KO Stock Finally Hits a Headwind Despite Good Earnings

And that overhang is indeed big, slowly creeping up on Coca Cola stock despite the fact that it’s up 13% since the end of last year. Indeed, it’s been creeping up on KO shares largely because KO stock has been forging ahead without really deserving it. Though a fine company with a forward-looking P/E of 23.3, Coca Cola stock is still vulnerable to a major pullback.

The good news is the bulls and bears have drawn a pretty clear line in the sand.

Well, This Is Different

Full disclosure: This look at the Coca Cola stock chart largely feeds on an analysis done by fellow InvestorPlace contributor Nicolas Chahine, posted on Wednesday morning. Though it superficially looks like I’ve come to the opposite conclusion, that’s not quite the case. Chahine’s call is a neutral-to-bullish one, and short-term at that. My look is only a potentially bearish one and longer-term.

It never hurts to explore all the possibilities.

The weekly chart of KO stock isn’t a tough one to interpret. It’s been guided higher by rising, parallel lines (red) that extend back to 2011. The latest bullish swing, however, was different in that it didn’t test the upper edge of that trading range.
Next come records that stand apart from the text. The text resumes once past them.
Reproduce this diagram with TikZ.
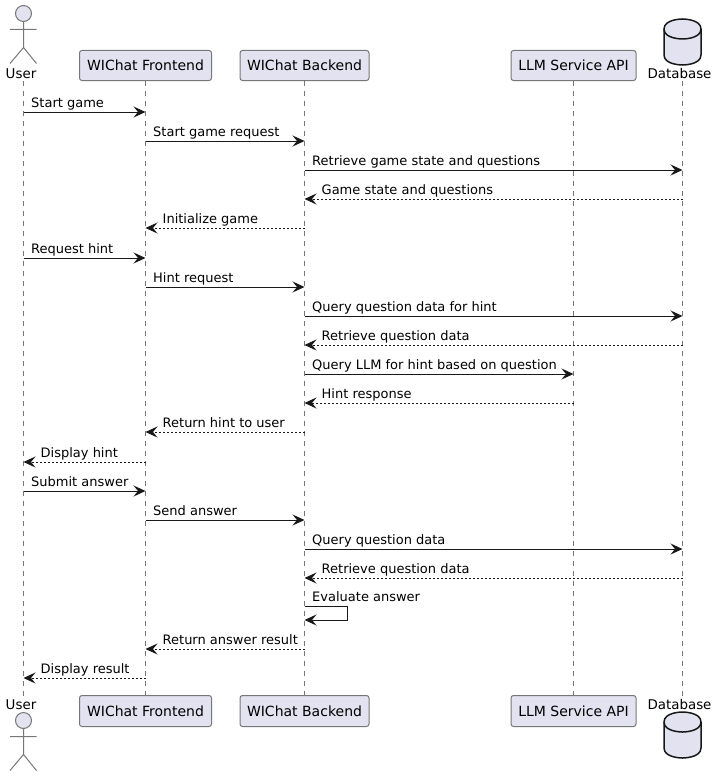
\documentclass[tikz,border=0pt]{standalone}
\usepackage{fontspec}
\setmainfont{DejaVu Sans}
\usetikzlibrary{arrows.meta,backgrounds}
\definecolor{partfill}{HTML}{E2E2F0}
\definecolor{partline}{HTML}{181818}
\definecolor{softline}{HTML}{777777}
\tikzset{
  part/.style={draw=softline, fill=partfill, line width=1pt, rounded corners=2.5pt, inner sep=0pt,
               minimum height=30pt, font=\fontsize{14}{16}\selectfont},
  actorname/.style={inner sep=0pt, anchor=base, font=\fontsize{13.4}{16}\selectfont},
  actorline/.style={draw=softline, fill=partfill, line width=1pt},
  dbline/.style={draw=partline, fill=partfill, line width=1.5pt},
  life/.style={draw=softline, line width=1pt, dash pattern=on 5pt off 5pt},
  call/.style={draw=partline, line width=1pt, -{Stealth[length=12pt, width=11pt, inset=4.5pt]}},
  reply/.style={call, dash pattern=on 2pt off 2pt},
  msg/.style={inner sep=0pt, anchor=base west, font=\fontsize{13}{15}\selectfont}
}
% stick figure: #1 = y of head centre
\newcommand{\actorfig}[1]{
  \draw[actorline] (23.5,#1) circle[radius=8pt];
  \draw[actorline, fill=none] (23.5,#1+8) -- (23.5,#1+34)
    (10,#1+16) -- (36.5,#1+16)
    (10,#1+50) -- (23.5,#1+34) -- (36.5,#1+50);
}
% database can: #1 = y of top edge
\newcommand{\dbfig}[1]{
  \draw[dbline] (664,#1+10) .. controls (664,#1) and (682.5,#1) .. (682.5,#1)
    .. controls (682.5,#1) and (701,#1) .. (701,#1+10) -- (701,#1+36)
    .. controls (701,#1+46) and (682.5,#1+46) .. (682.5,#1+46)
    .. controls (682.5,#1+46) and (664,#1+46) .. (664,#1+36) -- cycle;
  \draw[dbline, fill=none] (664,#1+10) .. controls (664,#1+20) and (682.5,#1+20) .. (682.5,#1+20)
    .. controls (682.5,#1+20) and (701,#1+20) .. (701,#1+10);
}
\begin{document}
\begin{tikzpicture}[x=1pt, y=-1pt]
\useasboundingbox (0,0) rectangle (719,776);

\coordinate (user) at (23.5,81);
\coordinate (db) at (682.5,81);
\coordinate (userb) at (23.5,696);
\coordinate (dbb) at (682.5,696);

\node[actorname] (usertxt) at (21,78) {User};
\node[part, minimum width=132pt] (fe) at (145.5,65.5) {WIChat Frontend};
\node[part, minimum width=129pt] (be) at (304.5,65.5) {WIChat Backend};
\node[part, minimum width=125pt] (llm) at (573.5,65.5) {LLM Service API};
\node[actorname] (dbtxt) at (679.5,78) {Database};

\node[actorname] (userbtxt) at (21,709) {User};
\node[part, minimum width=132pt, minimum height=31pt] (feb) at (145.5,711) {WIChat Frontend};
\node[part, minimum width=129pt, minimum height=31pt] (beb) at (304.5,711) {WIChat Backend};
\node[part, minimum width=125pt, minimum height=31pt] (llmb) at (573.5,711) {LLM Service API};
\node[actorname] (dbbtxt) at (679.5,709) {Database};

\actorfig{13.5}
\actorfig{720.5}
\dbfig{19}
\dbfig{712}

\begin{pgfonlayer}{background}
\foreach \upper/\lower in {user/userb, fe/feb, be/beb, llm/llmb, db/dbb}
  \draw[life] (\upper) -- (\lower);
\end{pgfonlayer}

% calls
\foreach \ya/\src/\dst/\txt in {112/user/fe/Start game, 141/fe/be/Start game request,
    170/be/db/Retrieve game state and questions, 258/user/fe/Request hint, 287/fe/be/Hint request,
    316/be/db/Query question data for hint, 374/be/llm/Query LLM for hint based on question,
    491/user/fe/Submit answer, 520/fe/be/Send answer, 549/be/db/Query question data} {
  \draw[call] (\src |- 0,\ya) -- (\dst |- 0,\ya);
  \node[msg, xshift=7.5pt] (m\ya) at (\src |- 0,\ya-4.5) {\txt};
}
% replies
\foreach \ya/\src/\dst/\txt in {199/db/be/Game state and questions, 228/be/fe/Initialize game,
    345/db/be/Retrieve question data, 403/llm/be/Hint response, 432/be/fe/Return hint to user,
    462/fe/user/Display hint, 578/db/be/Retrieve question data, 649/be/fe/Return answer result,
    678/fe/user/Display result} {
  \draw[reply] (\src |- 0,\ya) -- (\dst |- 0,\ya);
  \node[msg, xshift=17pt] (m\ya) at (\dst |- 0,\ya-4.5) {\txt};
}
% self call
\coordinate (selfa) at (be |- 0,606);
\coordinate (selfb) at (be |- 0,620);
\draw[call] (selfa) -- +(43,0) |- (selfb);
\node[msg, xshift=7.5pt] (m606) at (be |- 0,601.5) {Evaluate answer};
\end{tikzpicture}
\end{document}
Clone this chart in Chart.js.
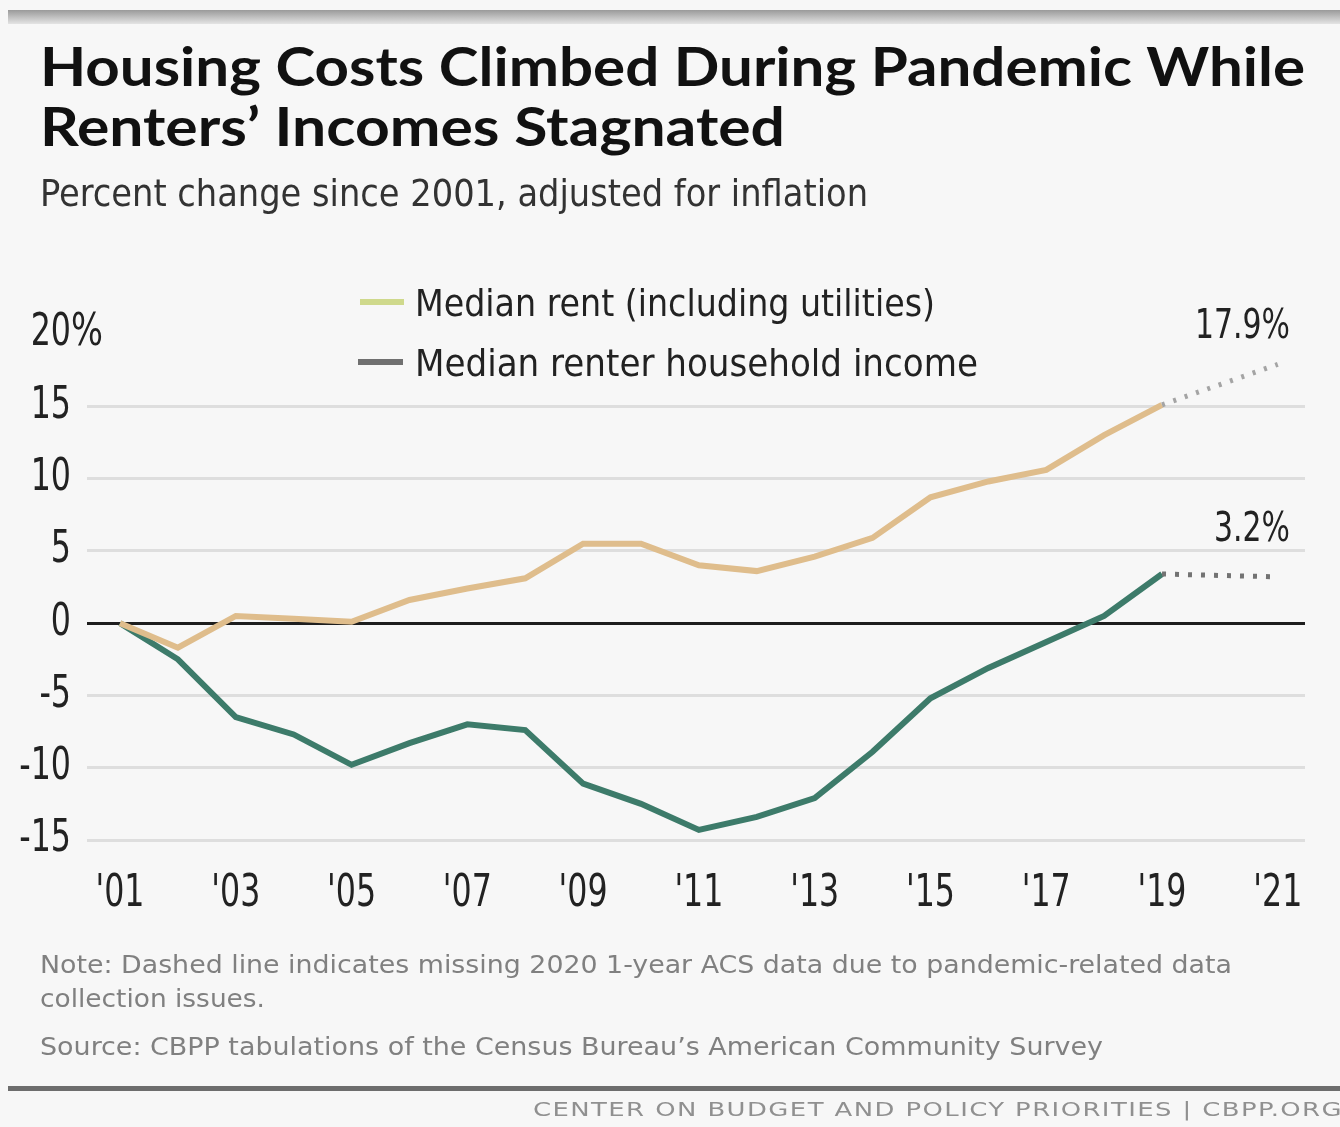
<!DOCTYPE html>
<html>
<head>
<meta charset="utf-8">
<script src="https://cdn.jsdelivr.net/npm/chart.js@4/dist/chart.umd.min.js"></script>
<style>
  body { margin: 0; background: #f7f7f7; }
  #wrap { position: relative; width: 1340px; height: 1127px; overflow: hidden; background: #f7f7f7; }
  #c { position: absolute; left: 0; top: 0; }
  .t { position: absolute; white-space: nowrap; transform-origin: 0 0; }
  .narrow { font-family: "Liberation Sans Narrow", "DejaVu Sans Condensed", Roboto, sans-serif; }
  #topband { position: absolute; left: 8px; right: 0; top: 10px; height: 14px;
             background: linear-gradient(#9a9a9a, #e4e4e4); }
  #rule { position: absolute; left: 8px; right: 0; top: 1086px; height: 5px; background: #6d6d6d; }
  .mk { position: absolute; height: 6px; }
</style>
</head>
<body>
<div id="wrap">
  <div id="topband"></div>
  <canvas id="c" width="1340" height="1127"></canvas>

  <div class="t" data-w="1265" style="left:40px;top:33px;font:700 54px Lato, sans-serif;color:#111;">Housing Costs Climbed During Pandemic While</div>
  <div class="t" data-w="745" style="left:40px;top:93px;font:700 54px Lato, sans-serif;color:#111;">Renters’ Incomes Stagnated</div>
  <div class="t narrow" data-w="828" style="left:40px;top:171px;font-size:38px;color:#333;">Percent change since 2001, adjusted for inflation</div>

  <div class="mk" style="left:360px;top:299px;width:44px;background:#cfd98c;"></div>
  <div class="t narrow" data-w="520" style="left:415px;top:281px;font-size:38px;color:#222;">Median rent (including utilities)</div>
  <div class="mk" style="left:358px;top:359px;width:45px;background:#707070;"></div>
  <div class="t narrow" data-w="563" style="left:415px;top:341px;font-size:38px;color:#222;">Median renter household income</div>

  <div class="t narrow" data-w="1192" style="left:40px;top:950px;font-size:25px;color:#808080;">Note: Dashed line indicates missing 2020 1-year ACS data due to pandemic-related data</div>
  <div class="t narrow" data-w="225" style="left:40px;top:984px;font-size:25px;color:#808080;">collection issues.</div>
  <div class="t narrow" data-w="1063" style="left:40px;top:1032px;font-size:25px;color:#808080;">Source: CBPP tabulations of the Census Bureau’s American Community Survey</div>

  <div id="rule"></div>
  <div class="t narrow" data-w="810" style="left:533px;top:1097px;font-size:20px;color:#909090;letter-spacing:1px;">CENTER ON BUDGET AND POLICY PRIORITIES | CBPP.ORG</div>
</div>

<script>
// data (percent change since 2001)
const years = [2001, 2002, 2003, 2004, 2005, 2006, 2007, 2008, 2009, 2010,
               2011, 2012, 2013, 2014, 2015, 2016, 2017, 2018, 2019, 2020, 2021];
const rent = [0, -1.7, 0.5, 0.3, 0.1, 1.6, 2.4, 3.1, 5.5, 5.5,
              4.0, 3.6, 4.6, 5.9, 8.7, 9.8, 10.6, 13.0, 15.1, null, 17.9];
const income = [0, -2.5, -6.5, -7.7, -9.8, -8.3, -7.0, -7.4, -11.1, -12.5,
                -14.3, -13.4, -12.1, -8.9, -5.2, -3.1, -1.3, 0.5, 3.4, null, 3.2];
const tickYears = [2001, 2003, 2005, 2007, 2009, 2011, 2013, 2015, 2017, 2019, 2021];
const yTicks = [-15, -10, -5, 0, 5, 10, 15, 20];
const endLabels = ["17.9%", "3.2%"];

// stretch html texts to the widths measured on the reference
document.querySelectorAll(".t[data-w]").forEach(el => {
    const w = el.getBoundingClientRect().width;
    el.style.transform = `scaleX(${el.dataset.w / w})`;
});

const fam = "'Liberation Sans Narrow', 'DejaVu Sans Condensed', Roboto, sans-serif";

// dotted bridge over the missing 2020 value
const skipped = ctx => ctx.p0.skip || ctx.p1.skip;
const gapStyle = (dash, col) => ({
    borderDash: ctx => (skipped(ctx) ? dash : undefined),
    borderColor: ctx => (skipped(ctx) ? col : undefined),
    borderWidth: ctx => (skipped(ctx) ? 5 : undefined)
});

// narrow text: draw squeezed horizontally
function squeezed(ctx, text, x, y, align, sx) {
    ctx.save();
    ctx.translate(x, y);
    ctx.scale(sx, 1);
    ctx.textAlign = align;
    ctx.fillText(text, 0, 0);
    ctx.restore();
}

const labelsPlugin = {
    id: "labelsPlugin",
    afterDraw(chart) {
        const { ctx, scales: { x, y }, chartArea } = chart;
        ctx.save();
        ctx.fillStyle = "#222";
        ctx.textBaseline = "middle";
        ctx.font = `44px ${fam}`;
        const lx = chartArea.left - 16;
        y.ticks.forEach(t => {
            squeezed(ctx, String(t.value), lx, y.getPixelForValue(t.value), "right", 0.8);
        });
        squeezed(ctx, "%", lx, y.getPixelForValue(20), "left", 0.85);

        const ty = chartArea.bottom + 55;
        x.ticks.forEach(t => {
            squeezed(ctx, "'" + String(t.value).slice(2), x.getPixelForValue(t.value), ty, "center", 0.8);
        });

        ctx.font = `40px ${fam}`;
        const xr = x.getPixelForValue(2021) + 12;
        squeezed(ctx, endLabels[0], xr, y.getPixelForValue(rent[20]) - 37, "right", 0.83);
        squeezed(ctx, endLabels[1], xr, y.getPixelForValue(income[20]) - 46, "right", 0.83);
        ctx.restore();
    }
};

new Chart(document.getElementById("c"), {
    type: "line",
    data: {
        datasets: [
            {
                label: "Median rent (including utilities)",
                data: years.map((yr, i) => ({ x: yr, y: rent[i] })),
                borderColor: "#dfbd8c",
                borderWidth: 6,
                segment: gapStyle([3, 9], "#a4a4a4")
            },
            {
                label: "Median renter household income",
                data: years.map((yr, i) => ({ x: yr, y: income[i] })),
                borderColor: "#3d7b6a",
                borderWidth: 6,
                segment: gapStyle([4, 9], "#737373")
            }
        ]
    },
    options: {
        responsive: false,
        animation: false,
        spanGaps: true,
        pointRadius: 0,
        tension: 0,
        layout: { padding: { left: 0, right: 35, top: 334, bottom: 207 } },
        plugins: { legend: { display: false }, tooltip: { enabled: false } },
        scales: {
            x: {
                type: "linear",
                min: 2000.43,
                max: 2021.47,
                afterBuildTicks: s => { s.ticks = tickYears.map(v => ({ value: v })); },
                afterFit: s => { s.height = 80; },
                grid: { display: false },
                border: { display: false },
                ticks: { display: false }
            },
            y: {
                min: -15,
                max: 20,
                afterBuildTicks: s => { s.ticks = yTicks.map(v => ({ value: v })); },
                afterFit: s => { s.width = 87; },
                border: { display: false },
                grid: {
                    drawTicks: false,
                    lineWidth: 3,
                    color: c => (c.tick.value === 0 ? "#1e1e1e" : c.tick.value === 20 ? "rgba(0,0,0,0)" : "#dedede")
                },
                ticks: { display: false }
            }
        }
    },
    plugins: [labelsPlugin]
});
</script>
</body>
</html>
Rather, the rally only met the early-2016 peak (blue, dashed) near $47 before fading again. It’s the first time in a long time the stock has failed to test the upper edge of a long-term bullish zone.

Coca Cola (KO) Stock Chart
Click to Enlarge

Though the failure to reach the upper resistance line is seemingly minor, it’s not. All big trends start out as small ones, and this latest technical development in many ways is a red flag of changing sentiment.

The stock has survived worse. In fact, the support line that’s kept the stock moving higher since 2011 is likely to be tested sooner or later. However, the next test of the lower edge of the trading range may well turn out differently than the last few have, as it may not end with the same bullish reversal we’ve seen for several years now.

Small things can matter. You just have to be willing to see them, or at least acknowledge the possibility. Remember, Coca Cola just posted a pretty positive earnings report. The market responded with a fairly convincing selloff anyway.

A break below the 100-day moving average line (gray) at $45.54 could start the same rollback we’ve already seen unfurl several times since 2012.

Bottom Line for KO Stock

Don’t misread the message. Coca Cola is still a superior investment to PepsiCo, Inc. (NYSE:PEP), having gained North American market share last quarter while Pepsi saw its North American revenue fall for the first time in two years.

The Coca Cola stock dividend isn’t in jeopardy either. The ongoing shift away from sugary sodas toward healthier beverages that don’t command the same prices as soda doesn’t represent the end of the brand as we know it.

This message is still an important one though, underscoring the reality that sometimes a stock isn’t always a reflection of the underlying company’s results. Stocks can and do take on a life of their own, and this may be one of those times. Even if you’re a true long-term owner of KO stock, the potential pullback could hurt.

And if you’re not yet in a Coca Cola stock position, such a pullback is a big buying opportunity. The $37 level, as scary as that may seem, is the most plausible target should the pullback take hold.